Short exercise :: In the entries that follow, the first line to write out is the one containing "Write the matplotlib code for this chart.", and the last is the one containing "plt.rcParams['font.family'] = ['Lato', 'DejaVu". Reproduce that stretch exactly, with nothing before or after it.

Data records ::
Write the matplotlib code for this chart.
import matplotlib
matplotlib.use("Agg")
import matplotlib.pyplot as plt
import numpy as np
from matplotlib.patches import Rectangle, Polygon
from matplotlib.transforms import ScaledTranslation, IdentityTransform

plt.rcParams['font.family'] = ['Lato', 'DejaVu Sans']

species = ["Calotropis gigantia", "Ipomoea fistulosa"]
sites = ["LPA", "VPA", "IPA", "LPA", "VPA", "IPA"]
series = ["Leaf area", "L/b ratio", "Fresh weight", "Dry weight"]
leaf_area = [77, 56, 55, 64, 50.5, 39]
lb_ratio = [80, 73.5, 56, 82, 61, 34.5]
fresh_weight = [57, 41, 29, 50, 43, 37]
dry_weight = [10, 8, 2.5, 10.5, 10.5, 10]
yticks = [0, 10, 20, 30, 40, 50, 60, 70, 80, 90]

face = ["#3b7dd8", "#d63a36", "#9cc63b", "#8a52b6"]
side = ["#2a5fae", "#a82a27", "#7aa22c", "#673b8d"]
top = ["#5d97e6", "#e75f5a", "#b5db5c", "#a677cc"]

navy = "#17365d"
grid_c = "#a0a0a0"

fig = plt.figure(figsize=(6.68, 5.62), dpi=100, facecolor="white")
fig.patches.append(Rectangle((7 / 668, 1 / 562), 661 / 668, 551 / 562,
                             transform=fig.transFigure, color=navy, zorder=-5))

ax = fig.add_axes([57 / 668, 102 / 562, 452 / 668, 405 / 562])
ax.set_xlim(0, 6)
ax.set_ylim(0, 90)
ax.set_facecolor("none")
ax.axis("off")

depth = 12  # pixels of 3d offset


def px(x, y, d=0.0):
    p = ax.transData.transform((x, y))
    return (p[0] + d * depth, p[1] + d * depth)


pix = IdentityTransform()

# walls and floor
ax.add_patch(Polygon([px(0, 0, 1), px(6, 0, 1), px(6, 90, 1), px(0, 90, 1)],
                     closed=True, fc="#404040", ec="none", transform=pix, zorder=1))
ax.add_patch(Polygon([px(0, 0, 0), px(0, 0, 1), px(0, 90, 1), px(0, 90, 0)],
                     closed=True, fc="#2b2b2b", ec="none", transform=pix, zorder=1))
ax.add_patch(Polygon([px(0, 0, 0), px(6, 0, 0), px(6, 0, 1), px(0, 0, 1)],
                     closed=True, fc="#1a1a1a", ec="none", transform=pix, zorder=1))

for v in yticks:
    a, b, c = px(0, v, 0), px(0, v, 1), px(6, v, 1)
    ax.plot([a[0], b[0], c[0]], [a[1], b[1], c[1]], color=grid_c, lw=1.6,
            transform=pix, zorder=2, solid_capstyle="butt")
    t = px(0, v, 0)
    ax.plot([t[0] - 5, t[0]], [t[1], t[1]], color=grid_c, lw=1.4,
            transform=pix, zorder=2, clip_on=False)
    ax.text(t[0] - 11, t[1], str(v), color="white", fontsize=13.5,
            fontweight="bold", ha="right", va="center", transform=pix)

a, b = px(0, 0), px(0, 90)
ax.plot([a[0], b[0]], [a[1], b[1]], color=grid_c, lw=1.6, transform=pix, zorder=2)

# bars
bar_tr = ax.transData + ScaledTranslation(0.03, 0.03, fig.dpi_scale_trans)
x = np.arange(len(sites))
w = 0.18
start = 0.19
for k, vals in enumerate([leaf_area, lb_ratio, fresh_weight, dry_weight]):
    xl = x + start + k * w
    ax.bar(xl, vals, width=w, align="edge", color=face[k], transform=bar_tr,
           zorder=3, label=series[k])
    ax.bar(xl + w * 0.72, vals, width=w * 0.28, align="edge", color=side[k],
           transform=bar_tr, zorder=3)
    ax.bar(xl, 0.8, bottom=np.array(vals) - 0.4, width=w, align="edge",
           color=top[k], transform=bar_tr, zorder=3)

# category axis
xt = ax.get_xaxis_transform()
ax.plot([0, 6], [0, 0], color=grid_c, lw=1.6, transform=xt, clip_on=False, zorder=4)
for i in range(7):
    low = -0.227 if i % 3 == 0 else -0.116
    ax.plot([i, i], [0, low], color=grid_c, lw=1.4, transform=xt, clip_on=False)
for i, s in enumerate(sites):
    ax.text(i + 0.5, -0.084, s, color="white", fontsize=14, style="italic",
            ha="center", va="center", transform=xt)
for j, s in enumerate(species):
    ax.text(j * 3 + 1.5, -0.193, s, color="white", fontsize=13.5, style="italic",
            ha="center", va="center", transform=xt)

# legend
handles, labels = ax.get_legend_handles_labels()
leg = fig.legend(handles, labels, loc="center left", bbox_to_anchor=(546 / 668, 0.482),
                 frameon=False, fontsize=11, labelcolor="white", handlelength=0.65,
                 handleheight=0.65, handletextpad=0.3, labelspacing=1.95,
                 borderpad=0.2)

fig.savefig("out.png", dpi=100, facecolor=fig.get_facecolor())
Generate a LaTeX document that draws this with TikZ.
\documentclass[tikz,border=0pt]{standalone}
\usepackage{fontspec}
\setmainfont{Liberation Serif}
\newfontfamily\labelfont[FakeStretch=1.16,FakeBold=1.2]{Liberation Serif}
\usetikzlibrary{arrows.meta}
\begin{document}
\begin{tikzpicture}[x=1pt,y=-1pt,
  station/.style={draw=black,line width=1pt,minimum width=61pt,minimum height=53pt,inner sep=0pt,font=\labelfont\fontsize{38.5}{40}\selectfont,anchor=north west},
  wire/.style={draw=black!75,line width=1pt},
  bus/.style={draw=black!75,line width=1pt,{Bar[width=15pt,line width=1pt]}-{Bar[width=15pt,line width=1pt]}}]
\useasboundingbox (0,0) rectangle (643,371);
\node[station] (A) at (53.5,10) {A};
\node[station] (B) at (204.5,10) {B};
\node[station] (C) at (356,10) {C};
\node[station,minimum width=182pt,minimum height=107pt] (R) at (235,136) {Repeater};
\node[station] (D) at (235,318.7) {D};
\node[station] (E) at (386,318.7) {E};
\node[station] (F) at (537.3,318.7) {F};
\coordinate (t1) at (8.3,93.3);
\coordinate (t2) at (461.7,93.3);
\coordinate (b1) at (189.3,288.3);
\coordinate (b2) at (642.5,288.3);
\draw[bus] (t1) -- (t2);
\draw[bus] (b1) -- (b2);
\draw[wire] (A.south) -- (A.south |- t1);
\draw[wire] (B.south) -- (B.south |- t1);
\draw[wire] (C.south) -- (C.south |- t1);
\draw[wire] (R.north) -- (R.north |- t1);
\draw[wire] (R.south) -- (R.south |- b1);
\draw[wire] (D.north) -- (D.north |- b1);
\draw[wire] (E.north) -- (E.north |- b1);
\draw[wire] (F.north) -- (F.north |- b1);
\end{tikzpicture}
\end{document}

* * *

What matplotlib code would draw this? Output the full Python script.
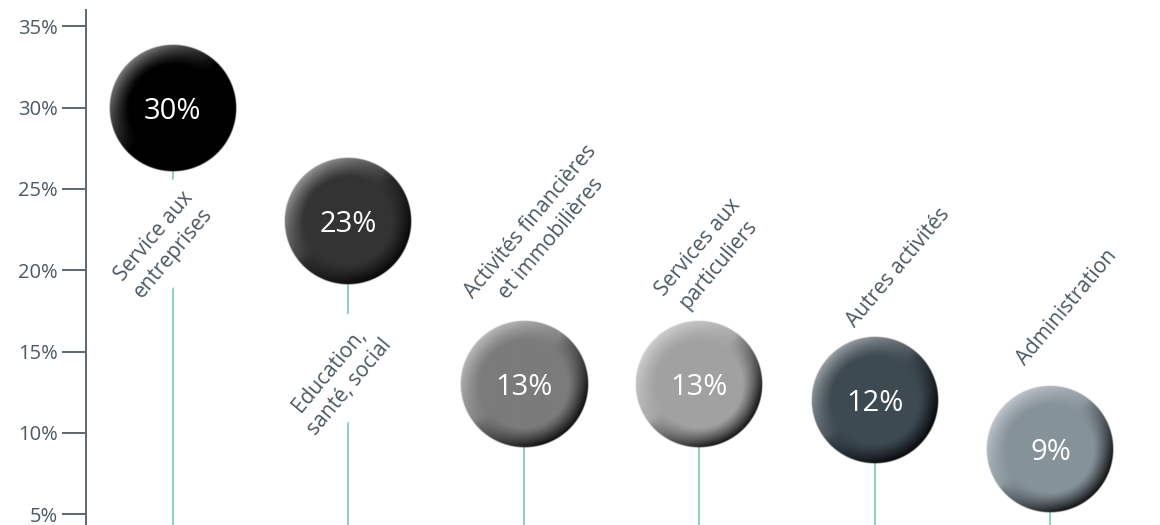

==

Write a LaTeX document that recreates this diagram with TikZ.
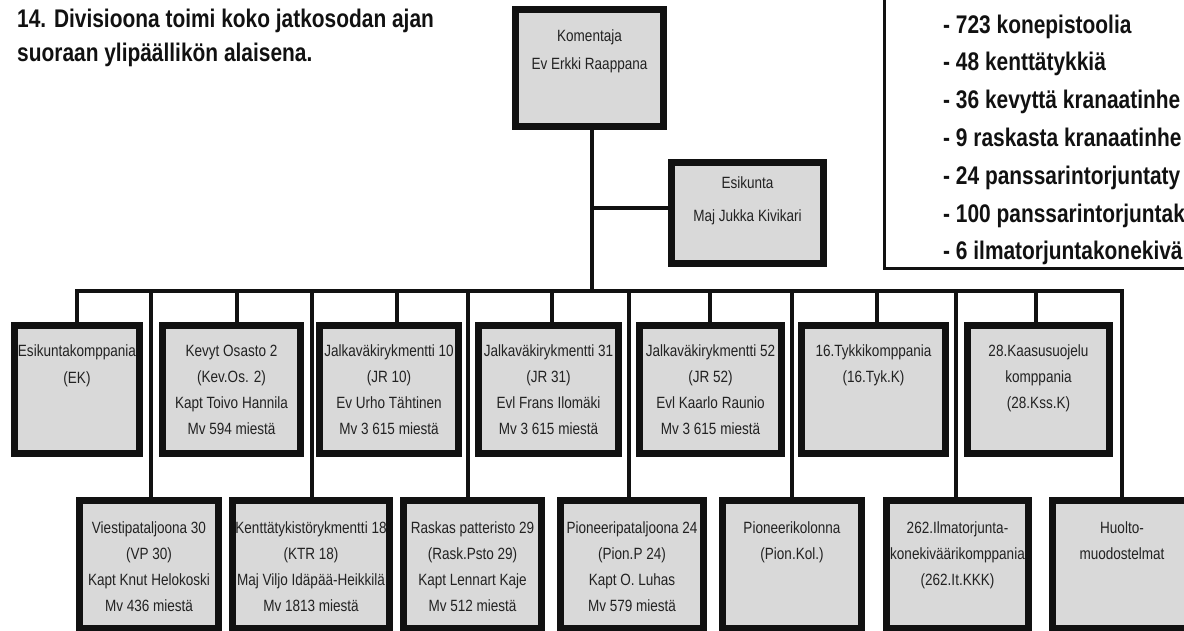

Result ::
Write the matplotlib code for this chart.
import matplotlib
matplotlib.use("Agg")
import matplotlib.pyplot as plt
import numpy as np
from matplotlib.patches import Rectangle, Polygon
from matplotlib.transforms import ScaledTranslation, IdentityTransform

plt.rcParams['font.family'] = ['Lato', 'DejaVu Sans']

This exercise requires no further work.